* _DIRECTION_:
Give back exactly the lines from the beginning of the listing below to the line holding "const yTitle = 'Elastolysis rate (%)';", both ends included; the pictures stay out.
━━━━━━
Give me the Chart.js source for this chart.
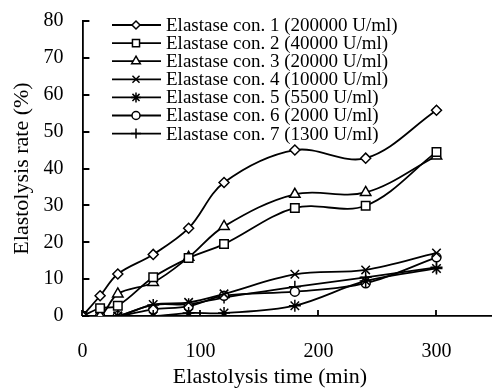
<!DOCTYPE html>
<html>
<head>
<meta charset="utf-8">
<script src="https://cdn.jsdelivr.net/npm/chart.js@4.4.1/dist/chart.umd.min.js"></script>
<style>
  html, body { margin: 0; padding: 0; background: #fff; overflow: hidden; }
  #wrap { width: 492px; height: 388px; overflow: hidden; }
</style>
</head>
<body>
<div id="wrap"><canvas id="myChart" width="503" height="388"></canvas></div>
<script>
// elastolysis time in minutes
const times = [0, 15, 30, 60, 90, 120, 180, 240, 300];

const labels = [
  'Elastase con. 1 (200000 U/ml)',
  'Elastase con. 2 (40000 U/ml)',
  'Elastase con. 3 (20000 U/ml)',
  'Elastase con. 4 (10000 U/ml)',
  'Elastase con. 5 (5500 U/ml)',
  'Elastase con. 6 (2000 U/ml)',
  'Elastase con. 7 (1300 U/ml)'
];

const con1 = [0, 5.5, 11.4, 16.7, 23.8, 36.2, 45.0, 42.8, 55.8];
const con2 = [0, 2.1, 2.8, 10.5, 15.7, 19.5, 29.3, 29.9, 44.5];
const con3 = [0, 0, 6.0, 9.1, 15.9, 24.3, 33.0, 33.5, 43.4];
const con4 = [0, 0, 0, 3.1, 3.7, 6.0, 11.3, 12.5, 17.1];
const con5 = [0, 0, 0, 0, 0.8, 0.8, 2.8, 9.5, 12.9];
const con6 = [0, 0, 0, 1.8, 2.6, 5.5, 6.6, 8.9, 15.9];
const con7 = [0, 0, 0, 3.0, 3.2, 5.0, 7.9, 10.5, 13.2];

const xTicks = [0, 100, 200, 300];
const xTitle = 'Elastolysis time (min)';
const yTitle = 'Elastolysis rate (%)';

const markers = ['rectRot', 'rect', 'triangle', 'crossRot', 'star', 'circle', 'cross'];
const sizes = [5, 6, 6, 6, 6, 4.5, 6];
const legendSizes = [4, 5, 5, 5, 5, 4, 5];

Chart.defaults.font.family = '"Liberation Serif", "Times New Roman", serif';
Chart.defaults.color = '#000';

const series = [con1, con2, con3, con4, con5, con6, con7];

// tick marks point inwards in the original, so draw them here
// (x title also drawn here, it sits left of the axis centre in the original)
const innerTicks = {
  id: 'innerTicks',
  afterDraw(chart) {
    const c = chart.ctx, area = chart.chartArea;
    const xs = chart.scales.x, ys = chart.scales.y;
    c.save();
    c.strokeStyle = '#000';
    c.lineWidth = 1.8;
    c.beginPath();
    xs.ticks.forEach(function (t) {
      let px = Math.round(xs.getPixelForValue(t.value));
      c.moveTo(px, area.bottom);
      c.lineTo(px, area.bottom - 6);
    });
    ys.ticks.forEach(function (t) {
      let py = Math.round(ys.getPixelForValue(t.value));
      c.moveTo(area.left, py);
      c.lineTo(area.left + 7, py);
    });
    c.stroke();
    c.fillStyle = '#000';
    c.font = '22px "Liberation Serif"';
    c.textAlign = 'center';
    c.textBaseline = 'middle';
    c.fillText(xTitle, 270, 377);
    c.restore();
  }
};

// legend drawn as line + marker like the original (excel style)
const lineLegend = {
  id: 'lineLegend',
  afterDraw(chart) {
    const ctx = chart.ctx;
    ctx.save();
    chart.data.datasets.forEach(function (ds, i) {
      let y = 25 + i * 18.1;
      ctx.strokeStyle = '#000';
      ctx.lineWidth = 1.8;
      ctx.beginPath();
      ctx.moveTo(112, y);
      ctx.lineTo(161, y);
      ctx.stroke();
      ctx.fillStyle = '#fff';
      ctx.lineWidth = 1.5;
      Chart.helpers.drawPoint(ctx, {pointStyle: ds.pointStyle, radius: legendSizes[i], borderWidth: 1.5}, 136, y);
      ctx.fillStyle = '#000';
      ctx.font = '19px "Liberation Serif"';
      ctx.textAlign = 'left';
      ctx.textBaseline = 'middle';
      ctx.fillText(ds.label, 166, y + 1);
    });
    ctx.restore();
  }
};

const ctx = document.getElementById('myChart');

new Chart(ctx, {
  type: 'line',
  data: {
    datasets: series.map(function (vals, i) {
      return {
        label: labels[i],
        data: times.map(function (t, j) { return {x: t, y: vals[j]}; }),
        borderColor: '#000',
        borderWidth: 1.8,
        backgroundColor: '#fff',
        pointStyle: markers[i],
        pointRadius: sizes[i],
        pointBorderWidth: 1.5,
        pointBackgroundColor: '#fff',
        pointBorderColor: '#000',
        tension: 0.35,
        fill: false
      };
    })
  },
  options: {
    responsive: false,
    animation: false,
    layout: { padding: { top: 21, left: 0, right: 1, bottom: 24 } },
    plugins: {
      legend: { display: false },
      tooltip: { enabled: false }
    },
    scales: {
      x: {
        type: 'linear',
        min: 0,
        max: 350,
        afterBuildTicks: function (axis) {
          axis.ticks = xTicks.map(function (v) { return {value: v}; });
        },
        grid: { drawOnChartArea: false, tickLength: 24, tickColor: 'rgba(0,0,0,0)' },
        border: { color: '#000', width: 1.8 },
        ticks: { font: { size: 20 }, padding: 0, maxRotation: 0 },
        title: { display: false }
      },
      y: {
        min: 0,
        max: 80,
        grid: { drawOnChartArea: false, tickLength: 19, tickColor: 'rgba(0,0,0,0)' },
        border: { color: '#000', width: 1.8 },
        ticks: { stepSize: 10, font: { size: 20 }, padding: 0 },
        title: { display: true, text: yTitle, font: { size: 22 }, padding: { top: 9, bottom: 8 } }
      }
    }
  },
  plugins: [innerTicks, lineLegend]
});
</script>
</body>
</html>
━━━━━━
* _CORRECT OUTPUT_:
Give me the Chart.js source for this chart.
<!DOCTYPE html>
<html>
<head>
<meta charset="utf-8">
<script src="https://cdn.jsdelivr.net/npm/chart.js@4.4.1/dist/chart.umd.min.js"></script>
<style>
  html, body { margin: 0; padding: 0; background: #fff; overflow: hidden; }
  #wrap { width: 492px; height: 388px; overflow: hidden; }
</style>
</head>
<body>
<div id="wrap"><canvas id="myChart" width="503" height="388"></canvas></div>
<script>
// elastolysis time in minutes
const times = [0, 15, 30, 60, 90, 120, 180, 240, 300];

const labels = [
  'Elastase con. 1 (200000 U/ml)',
  'Elastase con. 2 (40000 U/ml)',
  'Elastase con. 3 (20000 U/ml)',
  'Elastase con. 4 (10000 U/ml)',
  'Elastase con. 5 (5500 U/ml)',
  'Elastase con. 6 (2000 U/ml)',
  'Elastase con. 7 (1300 U/ml)'
];

const con1 = [0, 5.5, 11.4, 16.7, 23.8, 36.2, 45.0, 42.8, 55.8];
const con2 = [0, 2.1, 2.8, 10.5, 15.7, 19.5, 29.3, 29.9, 44.5];
const con3 = [0, 0, 6.0, 9.1, 15.9, 24.3, 33.0, 33.5, 43.4];
const con4 = [0, 0, 0, 3.1, 3.7, 6.0, 11.3, 12.5, 17.1];
const con5 = [0, 0, 0, 0, 0.8, 0.8, 2.8, 9.5, 12.9];
const con6 = [0, 0, 0, 1.8, 2.6, 5.5, 6.6, 8.9, 15.9];
const con7 = [0, 0, 0, 3.0, 3.2, 5.0, 7.9, 10.5, 13.2];

const xTicks = [0, 100, 200, 300];
const xTitle = 'Elastolysis time (min)';
const yTitle = 'Elastolysis rate (%)';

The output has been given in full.